Task to carry out => Gather every line holding the string "Apache".

[Records excerpted from a collection]
^^^^^^^^^^^^^^^^
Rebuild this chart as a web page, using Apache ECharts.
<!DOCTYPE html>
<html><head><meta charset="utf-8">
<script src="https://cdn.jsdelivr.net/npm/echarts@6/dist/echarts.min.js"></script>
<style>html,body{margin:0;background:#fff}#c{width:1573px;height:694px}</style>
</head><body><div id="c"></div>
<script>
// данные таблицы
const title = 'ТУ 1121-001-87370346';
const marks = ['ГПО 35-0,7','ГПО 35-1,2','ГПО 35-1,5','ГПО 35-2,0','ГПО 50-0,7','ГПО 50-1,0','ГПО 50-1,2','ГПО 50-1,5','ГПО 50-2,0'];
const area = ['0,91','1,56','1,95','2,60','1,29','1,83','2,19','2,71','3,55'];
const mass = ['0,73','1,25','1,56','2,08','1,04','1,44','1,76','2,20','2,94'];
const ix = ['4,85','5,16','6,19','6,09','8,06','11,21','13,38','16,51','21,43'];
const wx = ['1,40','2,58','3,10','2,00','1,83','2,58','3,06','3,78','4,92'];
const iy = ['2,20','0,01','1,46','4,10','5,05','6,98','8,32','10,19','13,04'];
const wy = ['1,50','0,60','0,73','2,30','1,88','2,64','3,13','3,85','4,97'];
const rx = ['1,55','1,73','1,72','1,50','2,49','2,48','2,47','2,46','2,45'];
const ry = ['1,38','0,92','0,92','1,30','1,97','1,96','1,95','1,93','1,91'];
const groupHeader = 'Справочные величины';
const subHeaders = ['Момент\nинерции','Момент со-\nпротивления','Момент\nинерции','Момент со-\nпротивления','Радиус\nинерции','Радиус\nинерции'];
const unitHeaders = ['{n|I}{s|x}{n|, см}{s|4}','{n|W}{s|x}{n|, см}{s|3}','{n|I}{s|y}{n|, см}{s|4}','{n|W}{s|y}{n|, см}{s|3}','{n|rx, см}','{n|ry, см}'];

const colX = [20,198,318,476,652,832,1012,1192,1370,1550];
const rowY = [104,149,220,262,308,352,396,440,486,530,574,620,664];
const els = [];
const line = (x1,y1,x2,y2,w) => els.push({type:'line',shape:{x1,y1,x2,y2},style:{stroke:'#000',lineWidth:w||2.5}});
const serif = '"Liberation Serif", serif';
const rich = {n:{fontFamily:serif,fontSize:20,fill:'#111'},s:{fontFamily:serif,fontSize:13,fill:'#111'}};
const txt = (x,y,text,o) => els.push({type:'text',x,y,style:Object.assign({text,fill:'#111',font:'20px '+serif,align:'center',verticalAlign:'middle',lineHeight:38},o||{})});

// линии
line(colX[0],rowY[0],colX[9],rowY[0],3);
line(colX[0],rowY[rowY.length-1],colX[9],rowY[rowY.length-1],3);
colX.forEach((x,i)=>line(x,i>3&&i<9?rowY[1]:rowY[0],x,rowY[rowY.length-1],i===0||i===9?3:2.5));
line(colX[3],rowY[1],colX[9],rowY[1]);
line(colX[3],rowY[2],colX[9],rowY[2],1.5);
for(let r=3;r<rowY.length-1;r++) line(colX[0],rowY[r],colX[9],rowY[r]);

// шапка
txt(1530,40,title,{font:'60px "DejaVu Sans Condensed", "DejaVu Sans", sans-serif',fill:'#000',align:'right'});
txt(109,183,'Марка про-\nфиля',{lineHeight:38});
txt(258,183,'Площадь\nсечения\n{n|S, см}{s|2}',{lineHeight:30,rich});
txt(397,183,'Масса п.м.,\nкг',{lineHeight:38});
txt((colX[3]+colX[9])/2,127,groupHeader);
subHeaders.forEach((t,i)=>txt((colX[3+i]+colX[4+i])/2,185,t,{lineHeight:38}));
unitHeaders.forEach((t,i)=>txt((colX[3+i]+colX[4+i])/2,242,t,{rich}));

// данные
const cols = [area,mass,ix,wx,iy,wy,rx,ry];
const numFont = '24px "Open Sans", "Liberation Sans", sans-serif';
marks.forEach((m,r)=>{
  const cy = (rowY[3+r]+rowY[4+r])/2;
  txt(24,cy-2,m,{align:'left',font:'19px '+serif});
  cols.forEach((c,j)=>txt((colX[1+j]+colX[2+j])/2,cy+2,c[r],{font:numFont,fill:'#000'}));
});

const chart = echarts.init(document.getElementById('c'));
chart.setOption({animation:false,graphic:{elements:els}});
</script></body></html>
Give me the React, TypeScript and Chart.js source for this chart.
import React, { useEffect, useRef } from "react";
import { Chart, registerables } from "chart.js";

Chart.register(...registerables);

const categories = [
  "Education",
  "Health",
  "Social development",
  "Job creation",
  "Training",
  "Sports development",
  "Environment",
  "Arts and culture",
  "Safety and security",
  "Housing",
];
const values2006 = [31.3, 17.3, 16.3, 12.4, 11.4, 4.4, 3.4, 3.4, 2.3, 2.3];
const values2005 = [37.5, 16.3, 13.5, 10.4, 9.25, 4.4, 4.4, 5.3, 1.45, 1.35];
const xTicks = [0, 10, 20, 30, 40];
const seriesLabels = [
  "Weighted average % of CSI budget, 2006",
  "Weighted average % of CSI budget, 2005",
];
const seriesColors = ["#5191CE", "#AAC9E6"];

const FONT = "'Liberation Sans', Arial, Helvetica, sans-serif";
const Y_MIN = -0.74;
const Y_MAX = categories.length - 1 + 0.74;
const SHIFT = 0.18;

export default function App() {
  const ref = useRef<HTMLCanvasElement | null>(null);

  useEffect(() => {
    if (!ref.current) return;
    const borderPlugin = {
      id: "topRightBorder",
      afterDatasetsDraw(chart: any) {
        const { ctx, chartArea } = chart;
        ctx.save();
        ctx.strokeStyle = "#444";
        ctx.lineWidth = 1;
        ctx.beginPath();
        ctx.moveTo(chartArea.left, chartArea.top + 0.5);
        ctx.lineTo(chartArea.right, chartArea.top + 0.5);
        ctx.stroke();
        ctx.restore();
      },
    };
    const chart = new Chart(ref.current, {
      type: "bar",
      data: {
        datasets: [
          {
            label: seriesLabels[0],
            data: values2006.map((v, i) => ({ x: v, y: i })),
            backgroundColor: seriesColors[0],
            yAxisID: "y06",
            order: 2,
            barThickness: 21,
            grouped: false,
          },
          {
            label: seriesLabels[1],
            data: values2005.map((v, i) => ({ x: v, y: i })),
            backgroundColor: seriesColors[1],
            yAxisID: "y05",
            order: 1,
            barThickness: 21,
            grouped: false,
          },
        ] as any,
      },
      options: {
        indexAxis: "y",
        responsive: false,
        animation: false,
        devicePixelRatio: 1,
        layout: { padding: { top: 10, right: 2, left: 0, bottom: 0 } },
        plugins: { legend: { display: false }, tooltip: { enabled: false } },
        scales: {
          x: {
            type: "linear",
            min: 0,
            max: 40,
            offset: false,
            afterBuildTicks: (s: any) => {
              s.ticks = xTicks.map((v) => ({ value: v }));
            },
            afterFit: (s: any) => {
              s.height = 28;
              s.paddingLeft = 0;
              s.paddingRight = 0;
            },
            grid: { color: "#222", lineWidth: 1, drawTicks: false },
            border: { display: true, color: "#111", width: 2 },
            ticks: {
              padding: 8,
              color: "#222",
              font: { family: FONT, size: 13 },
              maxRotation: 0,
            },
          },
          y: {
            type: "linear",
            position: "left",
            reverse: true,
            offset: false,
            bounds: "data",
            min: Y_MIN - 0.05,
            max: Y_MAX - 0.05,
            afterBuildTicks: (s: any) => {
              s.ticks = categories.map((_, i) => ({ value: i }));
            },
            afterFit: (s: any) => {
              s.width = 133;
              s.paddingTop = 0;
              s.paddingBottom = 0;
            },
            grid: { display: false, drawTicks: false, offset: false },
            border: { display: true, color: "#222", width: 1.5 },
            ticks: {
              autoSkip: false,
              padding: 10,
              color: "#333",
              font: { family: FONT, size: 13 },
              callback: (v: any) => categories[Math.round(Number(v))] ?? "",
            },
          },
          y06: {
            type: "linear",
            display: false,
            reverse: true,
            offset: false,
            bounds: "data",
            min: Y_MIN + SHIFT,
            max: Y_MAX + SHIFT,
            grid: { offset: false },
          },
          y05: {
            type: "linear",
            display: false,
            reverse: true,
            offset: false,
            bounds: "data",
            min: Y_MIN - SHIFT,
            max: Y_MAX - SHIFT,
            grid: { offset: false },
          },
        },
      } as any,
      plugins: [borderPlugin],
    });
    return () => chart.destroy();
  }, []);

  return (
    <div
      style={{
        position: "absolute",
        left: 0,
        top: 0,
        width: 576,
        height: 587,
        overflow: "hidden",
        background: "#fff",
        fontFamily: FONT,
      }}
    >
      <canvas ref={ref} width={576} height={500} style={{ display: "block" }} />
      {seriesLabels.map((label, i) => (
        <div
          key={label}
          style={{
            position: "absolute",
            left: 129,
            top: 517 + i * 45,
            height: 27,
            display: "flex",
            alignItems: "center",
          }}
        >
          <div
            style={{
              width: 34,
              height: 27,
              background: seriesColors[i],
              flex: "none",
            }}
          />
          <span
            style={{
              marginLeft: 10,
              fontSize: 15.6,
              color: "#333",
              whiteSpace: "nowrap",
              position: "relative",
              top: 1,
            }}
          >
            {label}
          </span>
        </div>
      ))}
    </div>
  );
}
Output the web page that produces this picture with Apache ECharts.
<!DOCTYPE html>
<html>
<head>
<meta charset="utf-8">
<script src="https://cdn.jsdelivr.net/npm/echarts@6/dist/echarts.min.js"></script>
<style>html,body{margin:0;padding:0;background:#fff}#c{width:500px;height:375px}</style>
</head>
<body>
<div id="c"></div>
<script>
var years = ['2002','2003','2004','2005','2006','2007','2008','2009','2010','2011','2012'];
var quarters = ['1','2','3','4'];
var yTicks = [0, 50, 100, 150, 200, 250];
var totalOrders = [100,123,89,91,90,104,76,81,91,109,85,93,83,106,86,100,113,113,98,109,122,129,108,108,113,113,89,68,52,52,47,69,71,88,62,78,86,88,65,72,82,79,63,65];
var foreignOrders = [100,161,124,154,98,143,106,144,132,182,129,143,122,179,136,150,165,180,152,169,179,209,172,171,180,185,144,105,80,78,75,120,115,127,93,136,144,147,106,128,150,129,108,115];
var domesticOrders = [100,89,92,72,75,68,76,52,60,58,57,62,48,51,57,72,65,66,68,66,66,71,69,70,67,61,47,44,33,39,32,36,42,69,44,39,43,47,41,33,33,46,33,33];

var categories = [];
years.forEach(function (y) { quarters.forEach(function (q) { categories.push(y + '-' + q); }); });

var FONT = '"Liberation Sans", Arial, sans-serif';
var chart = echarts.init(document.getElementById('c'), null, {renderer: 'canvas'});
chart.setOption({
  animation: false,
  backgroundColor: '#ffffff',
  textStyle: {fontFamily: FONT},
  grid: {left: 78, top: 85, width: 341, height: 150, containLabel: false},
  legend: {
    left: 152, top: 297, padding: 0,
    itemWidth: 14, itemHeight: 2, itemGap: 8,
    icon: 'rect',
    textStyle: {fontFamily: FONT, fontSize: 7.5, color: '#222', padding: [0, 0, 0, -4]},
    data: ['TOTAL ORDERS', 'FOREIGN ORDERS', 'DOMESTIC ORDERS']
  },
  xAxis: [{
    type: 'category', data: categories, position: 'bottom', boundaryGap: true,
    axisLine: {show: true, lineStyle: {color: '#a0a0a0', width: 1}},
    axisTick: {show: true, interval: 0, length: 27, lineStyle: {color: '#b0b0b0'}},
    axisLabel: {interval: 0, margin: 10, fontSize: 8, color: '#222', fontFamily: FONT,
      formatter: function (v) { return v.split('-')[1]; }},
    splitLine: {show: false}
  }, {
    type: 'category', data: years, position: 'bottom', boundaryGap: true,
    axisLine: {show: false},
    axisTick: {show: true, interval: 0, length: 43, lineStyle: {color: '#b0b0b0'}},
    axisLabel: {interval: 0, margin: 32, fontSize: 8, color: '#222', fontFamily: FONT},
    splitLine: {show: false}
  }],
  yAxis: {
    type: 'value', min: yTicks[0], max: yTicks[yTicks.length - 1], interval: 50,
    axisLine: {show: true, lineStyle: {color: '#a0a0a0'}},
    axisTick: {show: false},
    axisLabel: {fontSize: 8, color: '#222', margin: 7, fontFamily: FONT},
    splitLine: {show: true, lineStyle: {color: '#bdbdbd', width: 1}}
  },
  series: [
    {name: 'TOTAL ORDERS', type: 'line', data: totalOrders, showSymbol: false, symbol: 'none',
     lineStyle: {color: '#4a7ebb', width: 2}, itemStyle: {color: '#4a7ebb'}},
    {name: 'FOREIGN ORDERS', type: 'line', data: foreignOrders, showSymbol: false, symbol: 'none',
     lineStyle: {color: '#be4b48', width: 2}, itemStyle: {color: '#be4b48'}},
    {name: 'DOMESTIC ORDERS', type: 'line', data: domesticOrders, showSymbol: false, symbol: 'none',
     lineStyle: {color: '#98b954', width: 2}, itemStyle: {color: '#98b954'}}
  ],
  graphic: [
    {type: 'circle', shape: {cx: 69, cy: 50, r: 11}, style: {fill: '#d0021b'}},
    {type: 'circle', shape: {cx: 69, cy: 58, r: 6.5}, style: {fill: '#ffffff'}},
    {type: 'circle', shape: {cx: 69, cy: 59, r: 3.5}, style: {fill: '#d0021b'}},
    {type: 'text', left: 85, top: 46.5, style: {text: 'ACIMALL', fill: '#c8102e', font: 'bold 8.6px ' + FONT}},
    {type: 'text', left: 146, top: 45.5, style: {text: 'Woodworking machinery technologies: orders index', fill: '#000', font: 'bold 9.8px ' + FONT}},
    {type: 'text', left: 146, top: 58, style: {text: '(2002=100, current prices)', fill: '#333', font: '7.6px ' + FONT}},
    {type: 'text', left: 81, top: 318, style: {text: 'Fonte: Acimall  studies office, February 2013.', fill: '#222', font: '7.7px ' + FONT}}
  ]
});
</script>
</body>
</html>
^^^^^^^^^^^^^^^^
Complete response =>
Rebuild this chart as a web page, using Apache ECharts.
Output the web page that produces this picture with Apache ECharts.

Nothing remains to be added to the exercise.